The first thing to do is hot-glue the larger items to the book. If you want a skeleton with wings, you have to cut the bat’s wings off and glue them next to the skeleton. If you want an eyeball, you can find one in a magazine, glue it to your book, and glue the glass pebble on top of it. Next, you need to wet the packing paper. Then, slather glue or Mod Podge over the skeleton and the cover of your book (but don’t cover the eye, of course). Gently lay the wet paper over the skeleton and tamp down with your finger. When it is dry, you can paint it black or brown. When the paint is dry, you can don a glove and add a miniscule amount of gold Rub n’ Buff (a little goes a long way).

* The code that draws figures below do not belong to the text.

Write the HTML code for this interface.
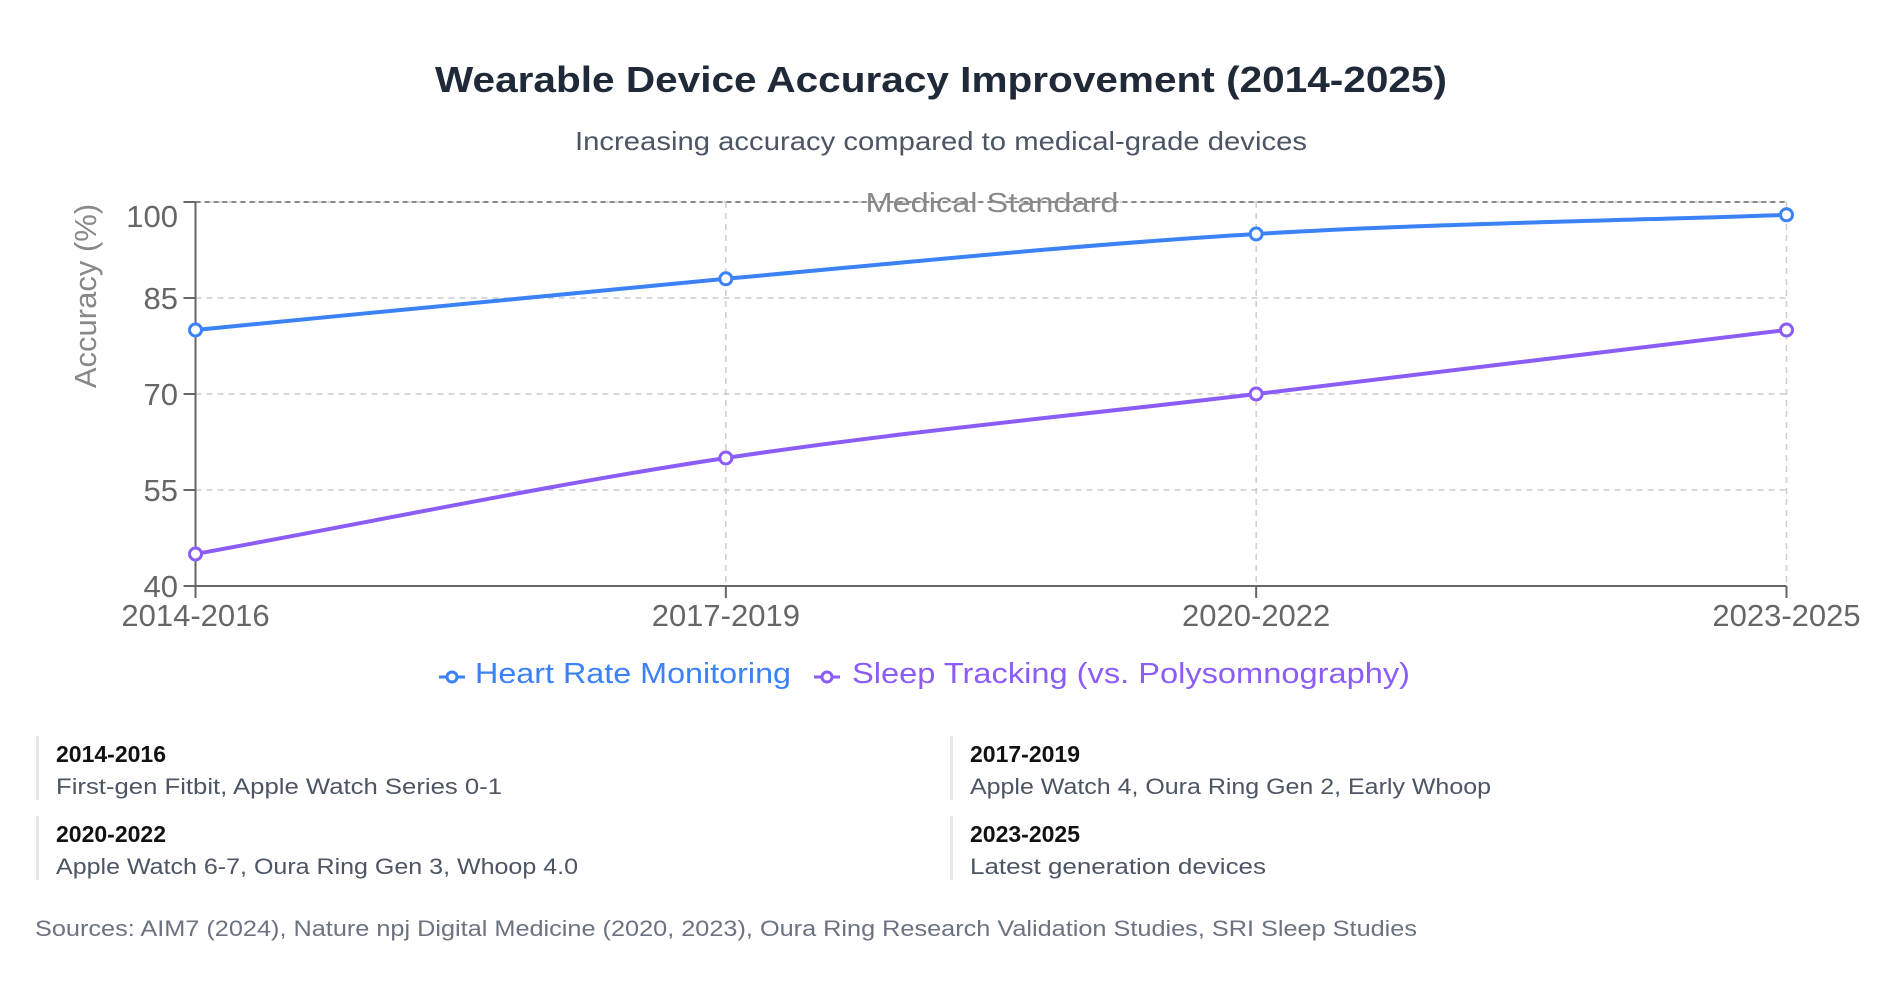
<!DOCTYPE html>
<html><head><meta charset="utf-8"><style>
html,body{margin:0;padding:0;background:#fff;width:1878px;height:992px;overflow:hidden;font-family:"Liberation Sans",sans-serif}
</style></head><body>
<svg id="chart" width="1878" height="992" viewBox="0 0 1878 992" xmlns="http://www.w3.org/2000/svg" font-family="Liberation Sans, sans-serif">
<text x="941" y="92" text-anchor="middle" font-size="36" font-weight="bold" fill="#1f2937" textLength="1012" lengthAdjust="spacingAndGlyphs">Wearable Device Accuracy Improvement (2014-2025)</text>
<text x="941" y="150" text-anchor="middle" font-size="26" fill="#4b5563" textLength="732" lengthAdjust="spacingAndGlyphs">Increasing accuracy compared to medical-grade devices</text>
<g id="grid"></g>
<g id="axes"></g>
<g id="series"></g>
<text transform="translate(96,296) rotate(-90)" text-anchor="middle" font-size="31" fill="#888">Accuracy (%)</text>
<g>
<g>
<line x1="439" y1="677" x2="465" y2="677" stroke="#3b82f6" stroke-width="3"/>
<circle cx="452" cy="677" r="5" fill="#fff" stroke="#3b82f6" stroke-width="3"/>
<text x="475" y="683" font-size="29" fill="#3b82f6" textLength="316" lengthAdjust="spacingAndGlyphs">Heart Rate Monitoring</text>
</g>
<g>
<line x1="814" y1="677" x2="840" y2="677" stroke="#8b5cf6" stroke-width="3"/>
<circle cx="827" cy="677" r="5" fill="#fff" stroke="#8b5cf6" stroke-width="3"/>
<text x="852" y="683" font-size="29" fill="#8b5cf6" textLength="558" lengthAdjust="spacingAndGlyphs">Sleep Tracking (vs. Polysomnography)</text>
</g>
</g>
<g>
<g>
<rect x="36" y="736" width="3" height="64" fill="#e5e7eb"/>
<text x="56" y="762" font-size="23" font-weight="bold" fill="#111">2014-2016</text>
<text x="56" y="794" font-size="22" fill="#4b5563" textLength="446" lengthAdjust="spacingAndGlyphs">First-gen Fitbit, Apple Watch Series 0-1</text>
</g>
<g>
<rect x="950" y="736" width="3" height="64" fill="#e5e7eb"/>
<text x="970" y="762" font-size="23" font-weight="bold" fill="#111">2017-2019</text>
<text x="970" y="794" font-size="22" fill="#4b5563" textLength="521" lengthAdjust="spacingAndGlyphs">Apple Watch 4, Oura Ring Gen 2, Early Whoop</text>
</g>
<g>
<rect x="36" y="816" width="3" height="64" fill="#e5e7eb"/>
<text x="56" y="842" font-size="23" font-weight="bold" fill="#111">2020-2022</text>
<text x="56" y="874" font-size="22" fill="#4b5563" textLength="522" lengthAdjust="spacingAndGlyphs">Apple Watch 6-7, Oura Ring Gen 3, Whoop 4.0</text>
</g>
<g>
<rect x="950" y="816" width="3" height="64" fill="#e5e7eb"/>
<text x="970" y="842" font-size="23" font-weight="bold" fill="#111">2023-2025</text>
<text x="970" y="874" font-size="22" fill="#4b5563" textLength="296" lengthAdjust="spacingAndGlyphs">Latest generation devices</text>
</g>
</g>
<text x="35" y="936" font-size="22" fill="#6b7280" textLength="1382" lengthAdjust="spacingAndGlyphs">Sources: AIM7 (2024), Nature npj Digital Medicine (2020, 2023), Oura Ring Research Validation Studies, SRI Sleep Studies</text>
</svg>
<script>
const categories = ["2014-2016","2017-2019","2020-2022","2023-2025"];
const heartRate = [80, 88, 95, 98];
const sleepTracking = [45, 60, 70, 80];
const yTicks = [40, 55, 70, 85, 100];
const medicalStandard = 100;

const NS = "http://www.w3.org/2000/svg";
const X0 = 195.5, X1 = 1786.5, Y0 = 586, Y1 = 202, YMIN = 40, YMAX = 100;
const xs = i => X0 + (X1 - X0) * i / (categories.length - 1);
const ys = v => Y0 - (v - YMIN) / (YMAX - YMIN) * (Y0 - Y1);
function mk(tag, attrs, parent){const e=document.createElementNS(NS,tag);for(const k in attrs)e.setAttribute(k,attrs[k]);parent.appendChild(e);return e;}
const grid=document.getElementById('grid'), axes=document.getElementById('axes'), series=document.getElementById('series');

yTicks.forEach(t=>{
  if(t===YMIN) return;
  const l=mk('line',{x1:X0,x2:X1,y1:ys(t),y2:ys(t),stroke:'#ccc','stroke-width':1.5,'stroke-dasharray':'6 5'},grid);
  
  
});
categories.forEach((c,i)=>{
  const l=mk('line',{x1:xs(i),x2:xs(i),y1:Y1,y2:Y0,stroke:'#ccc','stroke-width':1.5,'stroke-dasharray':'6 5'},grid);
  
  
});
const ref=mk('line',{x1:X0,x2:X1,y1:ys(medicalStandard),y2:ys(medicalStandard),stroke:'#666','stroke-width':1.5,'stroke-dasharray':'5 4'},grid);


const refLbl=mk('text',{x:992,y:ys(medicalStandard)+10,'text-anchor':'middle','font-size':28,fill:'#888',textLength:253,lengthAdjust:'spacingAndGlyphs'},grid);
refLbl.textContent='Medical Standard';



const ya=mk('line',{x1:X0,x2:X0,y1:Y1,y2:Y0,stroke:'#666','stroke-width':2},axes);


const xa=mk('line',{x1:X0,x2:X1,y1:Y0,y2:Y0,stroke:'#666','stroke-width':2},axes);


yTicks.forEach(t=>{
  mk('line',{x1:X0-12,x2:X0,y1:ys(t),y2:ys(t),stroke:'#666','stroke-width':2},axes);
  const yy = Math.max(ys(t), Y1 + 14);
  const tx=mk('text',{x:178,y:yy+11,'text-anchor':'end','font-size':31,fill:'#666'},axes);
  tx.textContent=t;
  
  
});
categories.forEach((c,i)=>{
  mk('line',{x1:xs(i),x2:xs(i),y1:Y0,y2:Y0+12,stroke:'#666','stroke-width':2},axes);
  const tx=mk('text',{x:xs(i),y:626,'text-anchor':'middle','font-size':31,fill:'#666'},axes);
  tx.textContent=c;
  
  
});

function monotonePath(pts){
  const n=pts.length, d=[], m=[];
  for(let i=0;i<n-1;i++) d.push((pts[i+1][1]-pts[i][1])/(pts[i+1][0]-pts[i][0]));
  for(let i=0;i<n;i++){
    if(i===0) m.push(d[0]); else if(i===n-1) m.push(d[n-2]);
    else m.push(d[i-1]*d[i]<=0?0:(d[i-1]+d[i])/2);
  }
  let s=`M${pts[0][0]},${pts[0][1]}`;
  for(let i=0;i<n-1;i++){
    const h=(pts[i+1][0]-pts[i][0])/3;
    s+=` C${pts[i][0]+h},${pts[i][1]+m[i]*h} ${pts[i+1][0]-h},${pts[i+1][1]-m[i+1]*h} ${pts[i+1][0]},${pts[i+1][1]}`;
  }
  return s;
}
function drawSeries(vals,color,name){
  const pts=vals.map((v,i)=>[xs(i),ys(v)]);
  const p=mk('path',{d:monotonePath(pts),fill:'none',stroke:color,'stroke-width':4},series);
  
  
  pts.forEach(pt=>{
    const c=mk('circle',{cx:pt[0],cy:pt[1],r:6,fill:'#fff',stroke:color,'stroke-width':3},series);
    
    
  });
}
drawSeries(heartRate,'#3b82f6','heart-rate');
drawSeries(sleepTracking,'#8b5cf6','sleep-tracking');
</script>
</body></html>
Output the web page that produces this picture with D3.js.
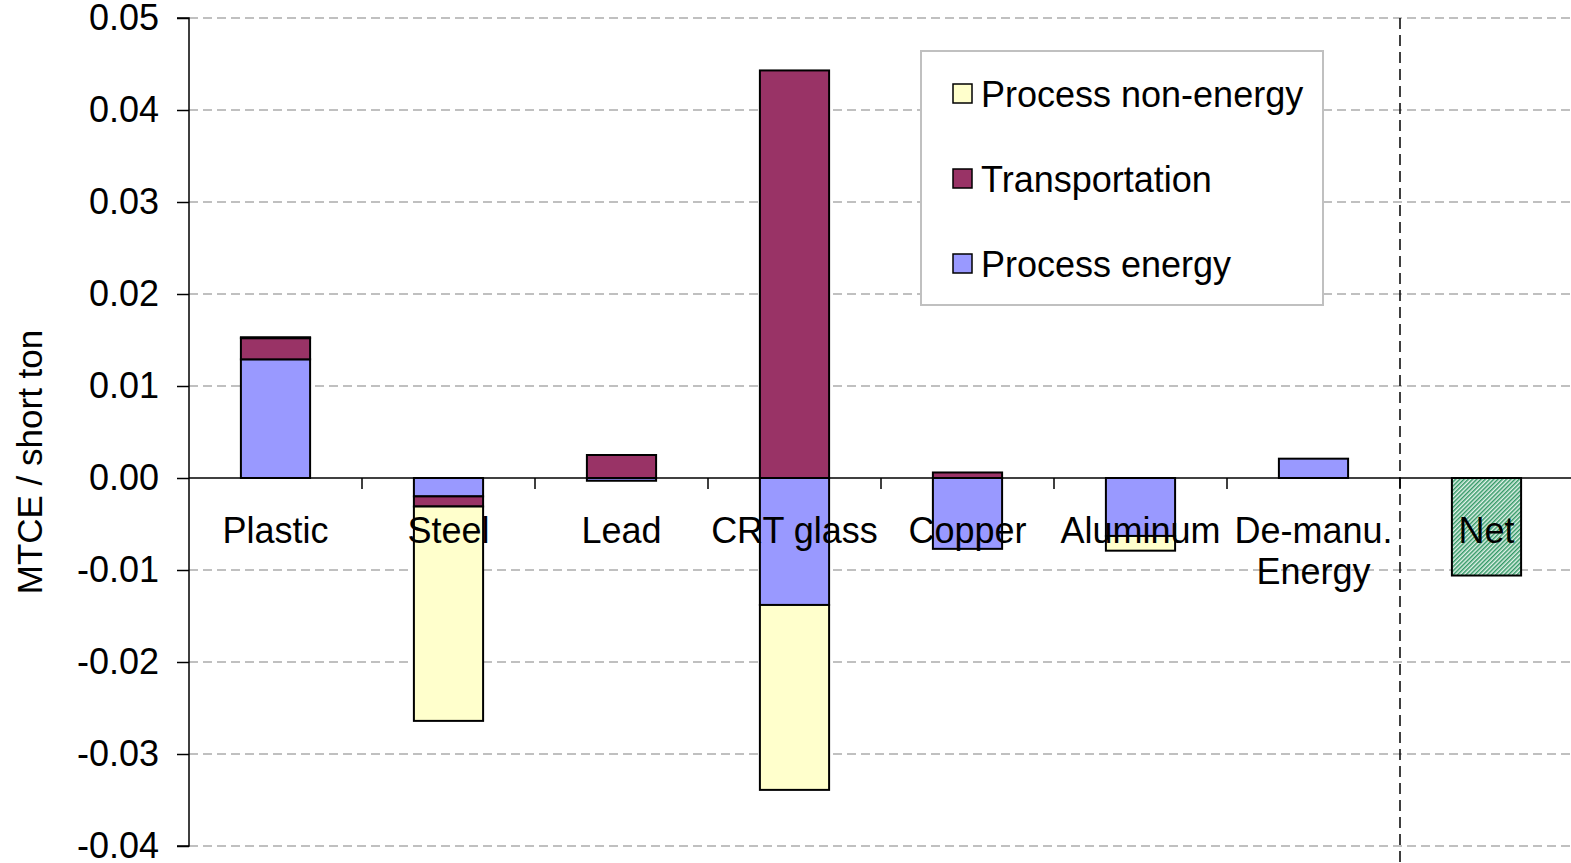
<!DOCTYPE html>
<html>
<head>
<meta charset="utf-8">
<script src="https://cdn.jsdelivr.net/npm/d3@7"></script>
<style>
body { margin: 0; background: #fff; }
text { font-family: "Liberation Sans", Arial, sans-serif; }
</style>
</head>
<body>
<script>
// categories and values
var categories = ["Plastic", "Steel", "Lead", "CRT glass", "Copper", "Aluminum", "De-manu. Energy", "Net"];
var processEnergy    = [0.0129, -0.0020, -0.0003, -0.0138, -0.0077, -0.0063, 0.0021, 0];
var transportation   = [0.0023, -0.0011, 0.0025, 0.0443, 0.0006, 0, 0, 0];
var processNonEnergy = [0.0001, -0.0233, 0, -0.0201, 0, -0.0016, 0, 0];
var netValues        = [0, 0, 0, 0, 0, 0, 0, -0.0106];
var yTicks = [0.05, 0.04, 0.03, 0.02, 0.01, 0, -0.01, -0.02, -0.03, -0.04];
var legendLabels = ["Process non-energy", "Transportation", "Process energy"];

var seriesKeys = ["pe", "tr", "ne", "net"];
var colors = {pe: "#9999ff", tr: "#993366", ne: "#ffffcc", net: "url(#hatch)"};
var legendKeys = ["ne", "tr", "pe"];

var W = 1571, H = 863;
var margin = {top: 18, left: 189},
    plotW = 1384, plotH = 828;
var fontSize = 36;

var rows = categories.map(function(c, i) {
  return {cat: c, pe: processEnergy[i], tr: transportation[i], ne: processNonEnergy[i], net: netValues[i]};
});

var svg = d3.select("body").append("svg")
  .attr("width", W).attr("height", H);

var defs = svg.append("defs");
var pat = defs.append("pattern")
  .attr("id", "hatch")
  .attr("patternUnits", "userSpaceOnUse")
  .attr("width", 3).attr("height", 3)
  .attr("patternTransform", "rotate(45)");
pat.append("rect").attr("width", 3).attr("height", 3).attr("fill", "#e3f2ea");
pat.append("rect").attr("width", 1.5).attr("height", 3).attr("fill", "#339966");

var g = svg.append("g").attr("transform", "translate(" + margin.left + "," + margin.top + ")");

var x = d3.scaleBand().domain(categories).range([0, plotW]).paddingInner(0.6).paddingOuter(0.3);
var y = d3.scaleLinear().domain([-0.04, 0.05]).range([plotH, 0]);

// gridlines
g.append("g").selectAll("line")
  .data(yTicks.filter(function(d) { return d !== 0; }))
  .enter().append("line")
  .attr("x1", 0).attr("x2", plotW)
  .attr("y1", function(d) { return y(d); }).attr("y2", function(d) { return y(d); })
  .attr("stroke", "#c0c0c0").attr("stroke-width", 2).attr("stroke-dasharray", "9,5");

// dashed separator before Net
var step = x.step();
g.append("line")
  .attr("x1", step * 7).attr("x2", step * 7)
  .attr("y1", 0).attr("y2", H)
  .attr("stroke", "#000").attr("stroke-width", 1.5).attr("stroke-dasharray", "11,6");

// stacked bars
var stack = d3.stack().keys(seriesKeys).offset(d3.stackOffsetDiverging);
var series = stack(rows);

g.selectAll(".series")
  .data(series)
  .enter().append("g")
  .attr("class", "series")
  .attr("fill", function(d) { return colors[d.key]; })
  .selectAll("rect")
  .data(function(d) { return d.filter(function(p) { return p[1] - p[0] !== 0; }); })
  .enter().append("rect")
  .attr("x", function(d) { return x(d.data.cat); })
  .attr("width", x.bandwidth())
  .attr("y", function(d) { return y(d[1]); })
  .attr("height", function(d) { return y(d[0]) - y(d[1]); })
  .attr("stroke", "#000").attr("stroke-width", 2);

// zero line
g.append("line")
  .attr("x1", 0).attr("x2", plotW)
  .attr("y1", y(0)).attr("y2", y(0))
  .attr("stroke", "#000").attr("stroke-width", 1.5);

// x ticks between categories
g.append("g").selectAll("line")
  .data(d3.range(1, categories.length))
  .enter().append("line")
  .attr("x1", function(k) { return k * step; }).attr("x2", function(k) { return k * step; })
  .attr("y1", y(0)).attr("y2", y(0) + 11)
  .attr("stroke", "#000").attr("stroke-width", 1.5);

// category labels
var labels = g.append("g").selectAll("text")
  .data(categories)
  .enter().append("text")
  .attr("text-anchor", "middle")
  .attr("font-size", fontSize)
  .attr("x", function(d) { return x(d) + x.bandwidth() / 2; })
  .attr("y", y(0) + 65);
labels.each(function(d) {
  var t = d3.select(this);
  if (d === "De-manu. Energy") {
    t.append("tspan").attr("x", t.attr("x")).text("De-manu.");
    t.append("tspan").attr("x", t.attr("x")).attr("dy", 41).text("Energy");
  } else {
    t.text(d);
  }
});

// y axis
var fmt = d3.format(".2f");
var yAxis = d3.axisLeft(y).tickValues(yTicks).tickSize(12).tickPadding(18)
  .tickFormat(function(d) { return fmt(d).replace("\u2212", "-"); });
var ya = g.append("g").call(yAxis);
ya.select(".domain").attr("stroke", "#000").attr("stroke-width", 1.5).attr("d", "M-12,0H0V" + plotH + "H-12");
ya.selectAll(".tick line").attr("stroke", "#000").attr("stroke-width", 1.5);
ya.selectAll(".tick text").attr("font-size", fontSize).attr("fill", "#000")
  .attr("font-family", "'Liberation Sans', Arial, sans-serif");

// y axis title
svg.append("text")
  .attr("transform", "translate(42,462) rotate(-90)")
  .attr("text-anchor", "middle")
  .attr("font-size", 35)
  .text("MTCE / short ton");

// legend
var lg = svg.append("g").attr("transform", "translate(921,51)");
lg.append("rect").attr("width", 402).attr("height", 254)
  .attr("fill", "#fff").attr("stroke", "#c0c0c0").attr("stroke-width", 2);
var items = lg.selectAll(".item")
  .data(legendKeys)
  .enter().append("g")
  .attr("transform", function(d, i) { return "translate(0," + (44 + i * 85) + ")"; });
items.append("rect")
  .attr("x", 32).attr("y", -11).attr("width", 19).attr("height", 19)
  .attr("fill", function(d) { return colors[d]; })
  .attr("stroke", "#000").attr("stroke-width", 1.5);
items.append("text")
  .attr("x", 60).attr("y", 12)
  .attr("font-size", fontSize)
  .text(function(d, i) { return legendLabels[i]; });
</script>
</body>
</html>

This is where Scott found the idea online:
http://www.betterafter.net/2012/11/merry-halloween-plus-50-giftcard.html

And I found this video: http://www.betterafter.net/2012/11/merry-halloween-plus-50-giftcard.html

One thing I didn’t realize is that the teens don’t want a fake spell book, they want a real spell book that they can write in. This led to the removal of the pages and the insertion of blank pages. It might be helpful to have a saddle stapler on hand to staple the new pages into the book. Alternatively, you could use composition journals.

Also, this activity takes a while. Even if you plan to do it for two days, some people may want to finish it the first day, so plan on setting aside a couple hours, and be careful with those spells ;)

Leaf Candle Holder

Once again, an activity involving glass containers was very popular. I had this experience with baby food jars and also with glass cookie jars. It doesn’t seem to matter what shape the glass comes in or if we are gluing or painting; glass seems to be an interesting surface for everyone to work with. In order to prepare for the activity, I gathered a bunch of freshly fallen leaves from the park. I also used the die-cut machine to cut leaf shapes out of tissue paper.

After I applied a layer of Mod Podge, the tissue paper easily stuck to the outside of the jar, but some of the leaves I gathered did not stick as easily. In general, smaller leaves stick more easily, and it helps if thicker leaves are slightly damp and flexible. It is also easier for the leaf to adhere to the glass if the side with the veins faces out.

Here are some of the materials we had available: real leaves, grasses, pine needles, tissue paper leaves, spider tissue paper, Mod Podge, acrylic paint, jars, raffia, hot glue, glass pebbles, and candles. I made sure the teens went over a little fire safety: Don’t leave your candle unattended, and don’t place flammable things near the flame. I also tried the candle holder with a little LED tea light at home, and it worked very well. I would recommend highly recommend this project. Some of the teens wanted to make more than one, so make sure you have plenty of jars. Everyone seemed thrilled with their creations!

Here is the post that inspired our activity:

http://www.kidskubby.com/diy-fall-leaf-candle-holder/#_a5y_p=1014958

Gumdrop People

At first we thought “Oh no… who scheduled this?” Then we looked at some gumdrop people online and thought “Oh, how cute, let’s make some videos.” Some of the materials that we got out included: Dots, toothpicks, acrylic paint, hot glue, wooden beads, skewers, and fabric. At first I was a little hesitant to mix non-edible stuff with edible stuff, but it work out really well. There were even fantastical creatures like the gumdrop unicorn, deer, and jellyfish. We brought everyone’s creations to life by creating video interviews. Many of the teens were hesitant to have their voices on the video, so Scott asked them a few preliminary questions and then he became their character for the interview. We also were able to make a very short stop motion video of jumping gumdrop people.